[Provided material]
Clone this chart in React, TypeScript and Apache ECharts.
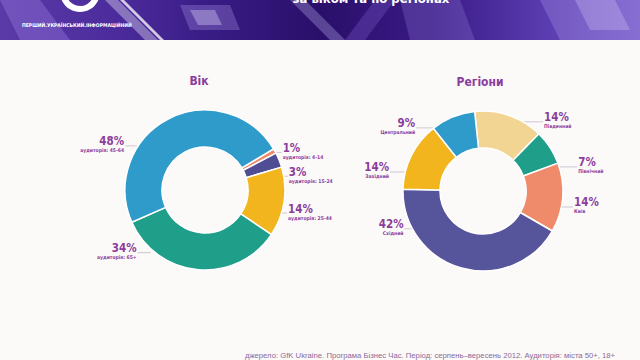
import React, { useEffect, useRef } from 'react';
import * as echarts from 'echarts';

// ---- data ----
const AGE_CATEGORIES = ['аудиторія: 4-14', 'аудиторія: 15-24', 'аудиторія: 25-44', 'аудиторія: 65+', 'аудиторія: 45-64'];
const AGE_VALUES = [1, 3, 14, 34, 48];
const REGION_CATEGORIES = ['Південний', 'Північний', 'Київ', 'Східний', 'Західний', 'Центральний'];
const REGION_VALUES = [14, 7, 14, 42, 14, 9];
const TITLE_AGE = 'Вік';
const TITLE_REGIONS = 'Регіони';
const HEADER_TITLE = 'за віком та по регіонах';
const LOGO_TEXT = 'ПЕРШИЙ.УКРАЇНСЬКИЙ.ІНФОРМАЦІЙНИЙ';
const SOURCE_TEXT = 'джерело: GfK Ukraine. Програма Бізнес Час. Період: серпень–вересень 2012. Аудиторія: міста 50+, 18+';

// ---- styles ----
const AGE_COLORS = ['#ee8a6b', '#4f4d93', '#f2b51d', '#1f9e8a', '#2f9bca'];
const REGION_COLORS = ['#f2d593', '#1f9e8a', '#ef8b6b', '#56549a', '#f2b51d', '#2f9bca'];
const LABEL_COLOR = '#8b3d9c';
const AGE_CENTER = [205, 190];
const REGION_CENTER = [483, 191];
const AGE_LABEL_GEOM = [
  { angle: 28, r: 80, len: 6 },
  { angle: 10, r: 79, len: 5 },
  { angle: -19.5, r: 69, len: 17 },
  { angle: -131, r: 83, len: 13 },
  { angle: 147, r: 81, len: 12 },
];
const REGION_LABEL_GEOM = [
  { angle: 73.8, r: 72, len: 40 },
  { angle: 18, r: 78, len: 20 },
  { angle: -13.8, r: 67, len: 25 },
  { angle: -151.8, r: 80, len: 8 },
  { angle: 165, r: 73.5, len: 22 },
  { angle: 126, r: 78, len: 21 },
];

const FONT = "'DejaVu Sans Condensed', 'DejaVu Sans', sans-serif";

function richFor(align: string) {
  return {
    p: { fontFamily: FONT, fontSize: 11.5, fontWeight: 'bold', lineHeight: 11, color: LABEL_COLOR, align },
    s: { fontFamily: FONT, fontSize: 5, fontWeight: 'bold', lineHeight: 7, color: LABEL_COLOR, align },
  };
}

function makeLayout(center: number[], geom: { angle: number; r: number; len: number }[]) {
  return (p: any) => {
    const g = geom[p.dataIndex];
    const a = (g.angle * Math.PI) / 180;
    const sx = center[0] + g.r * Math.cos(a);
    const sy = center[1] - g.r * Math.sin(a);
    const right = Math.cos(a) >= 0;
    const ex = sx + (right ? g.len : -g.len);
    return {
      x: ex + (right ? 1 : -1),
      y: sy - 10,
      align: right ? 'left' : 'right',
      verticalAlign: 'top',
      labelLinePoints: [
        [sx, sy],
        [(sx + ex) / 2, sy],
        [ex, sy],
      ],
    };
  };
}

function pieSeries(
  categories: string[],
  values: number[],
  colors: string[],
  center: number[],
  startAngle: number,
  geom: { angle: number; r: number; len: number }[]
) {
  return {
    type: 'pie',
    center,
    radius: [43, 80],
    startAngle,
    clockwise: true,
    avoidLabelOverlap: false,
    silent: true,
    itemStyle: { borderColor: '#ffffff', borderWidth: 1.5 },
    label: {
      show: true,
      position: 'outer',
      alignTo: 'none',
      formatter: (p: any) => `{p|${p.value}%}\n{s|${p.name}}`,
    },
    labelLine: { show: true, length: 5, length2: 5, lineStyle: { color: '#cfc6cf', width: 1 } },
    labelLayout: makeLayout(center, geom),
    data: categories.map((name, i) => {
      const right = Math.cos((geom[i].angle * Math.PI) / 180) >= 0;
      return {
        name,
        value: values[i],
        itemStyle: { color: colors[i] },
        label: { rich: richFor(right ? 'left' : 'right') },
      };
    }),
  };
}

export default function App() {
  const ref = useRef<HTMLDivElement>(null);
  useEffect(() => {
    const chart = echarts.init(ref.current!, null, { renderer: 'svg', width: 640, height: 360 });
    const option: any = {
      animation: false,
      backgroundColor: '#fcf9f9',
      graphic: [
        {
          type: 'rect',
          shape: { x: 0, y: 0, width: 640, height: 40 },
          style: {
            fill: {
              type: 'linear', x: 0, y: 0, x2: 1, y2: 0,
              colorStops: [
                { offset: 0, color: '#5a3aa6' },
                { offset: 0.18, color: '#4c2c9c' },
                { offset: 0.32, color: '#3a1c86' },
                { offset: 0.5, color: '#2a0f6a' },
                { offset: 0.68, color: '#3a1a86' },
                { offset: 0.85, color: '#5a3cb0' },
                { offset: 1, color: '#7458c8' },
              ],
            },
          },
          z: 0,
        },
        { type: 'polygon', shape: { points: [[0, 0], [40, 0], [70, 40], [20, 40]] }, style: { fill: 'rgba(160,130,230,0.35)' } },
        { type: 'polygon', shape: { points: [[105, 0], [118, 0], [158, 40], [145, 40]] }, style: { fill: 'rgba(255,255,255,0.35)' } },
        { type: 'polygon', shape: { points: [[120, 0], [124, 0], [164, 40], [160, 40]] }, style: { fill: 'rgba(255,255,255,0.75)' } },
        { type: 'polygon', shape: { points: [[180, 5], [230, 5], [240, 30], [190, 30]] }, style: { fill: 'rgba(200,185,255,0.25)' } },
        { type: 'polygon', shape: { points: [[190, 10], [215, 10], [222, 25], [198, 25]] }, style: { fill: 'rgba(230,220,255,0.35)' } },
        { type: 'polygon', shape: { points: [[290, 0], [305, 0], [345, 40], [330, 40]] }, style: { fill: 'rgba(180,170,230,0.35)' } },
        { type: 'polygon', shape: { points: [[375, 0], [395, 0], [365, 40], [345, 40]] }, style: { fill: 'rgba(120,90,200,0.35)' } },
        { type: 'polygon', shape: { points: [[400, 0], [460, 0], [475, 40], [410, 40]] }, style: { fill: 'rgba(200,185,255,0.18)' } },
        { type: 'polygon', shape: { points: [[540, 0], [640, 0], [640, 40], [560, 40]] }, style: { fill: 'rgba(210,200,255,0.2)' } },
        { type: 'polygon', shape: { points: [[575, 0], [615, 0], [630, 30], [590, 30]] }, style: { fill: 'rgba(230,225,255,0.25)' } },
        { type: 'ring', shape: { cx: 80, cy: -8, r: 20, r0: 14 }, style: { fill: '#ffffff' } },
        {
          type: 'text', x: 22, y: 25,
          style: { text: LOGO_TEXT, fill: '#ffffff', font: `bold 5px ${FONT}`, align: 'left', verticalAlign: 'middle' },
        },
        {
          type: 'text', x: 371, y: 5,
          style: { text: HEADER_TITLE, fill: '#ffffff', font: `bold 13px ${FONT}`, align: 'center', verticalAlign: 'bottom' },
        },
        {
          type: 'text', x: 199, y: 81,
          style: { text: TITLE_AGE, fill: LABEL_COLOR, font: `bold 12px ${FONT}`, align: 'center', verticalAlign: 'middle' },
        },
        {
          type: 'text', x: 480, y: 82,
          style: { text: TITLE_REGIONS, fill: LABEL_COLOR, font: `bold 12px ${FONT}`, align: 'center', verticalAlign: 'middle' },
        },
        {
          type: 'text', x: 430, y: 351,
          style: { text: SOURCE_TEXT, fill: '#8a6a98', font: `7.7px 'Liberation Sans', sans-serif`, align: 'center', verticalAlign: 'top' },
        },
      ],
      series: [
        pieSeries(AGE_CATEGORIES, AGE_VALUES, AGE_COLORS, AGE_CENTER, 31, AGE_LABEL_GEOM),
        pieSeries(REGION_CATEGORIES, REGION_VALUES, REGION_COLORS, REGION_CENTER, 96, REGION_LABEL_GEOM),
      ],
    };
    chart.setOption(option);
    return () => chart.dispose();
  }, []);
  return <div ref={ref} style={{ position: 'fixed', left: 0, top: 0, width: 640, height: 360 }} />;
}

[Written exercise]
Write out again, exactly, the lines from the start of the listing up to the line containing "const SOURCE_TEXT = 'джерело: GfK", with both ends and without pictures.

[Answer to the exercise]
Clone this chart in React, TypeScript and Apache ECharts.
import React, { useEffect, useRef } from 'react';
import * as echarts from 'echarts';

// ---- data ----
const AGE_CATEGORIES = ['аудиторія: 4-14', 'аудиторія: 15-24', 'аудиторія: 25-44', 'аудиторія: 65+', 'аудиторія: 45-64'];
const AGE_VALUES = [1, 3, 14, 34, 48];
const REGION_CATEGORIES = ['Південний', 'Північний', 'Київ', 'Східний', 'Західний', 'Центральний'];
const REGION_VALUES = [14, 7, 14, 42, 14, 9];
const TITLE_AGE = 'Вік';
const TITLE_REGIONS = 'Регіони';
const HEADER_TITLE = 'за віком та по регіонах';
const LOGO_TEXT = 'ПЕРШИЙ.УКРАЇНСЬКИЙ.ІНФОРМАЦІЙНИЙ';
const SOURCE_TEXT = 'джерело: GfK Ukraine. Програма Бізнес Час. Період: серпень–вересень 2012. Аудиторія: міста 50+, 18+';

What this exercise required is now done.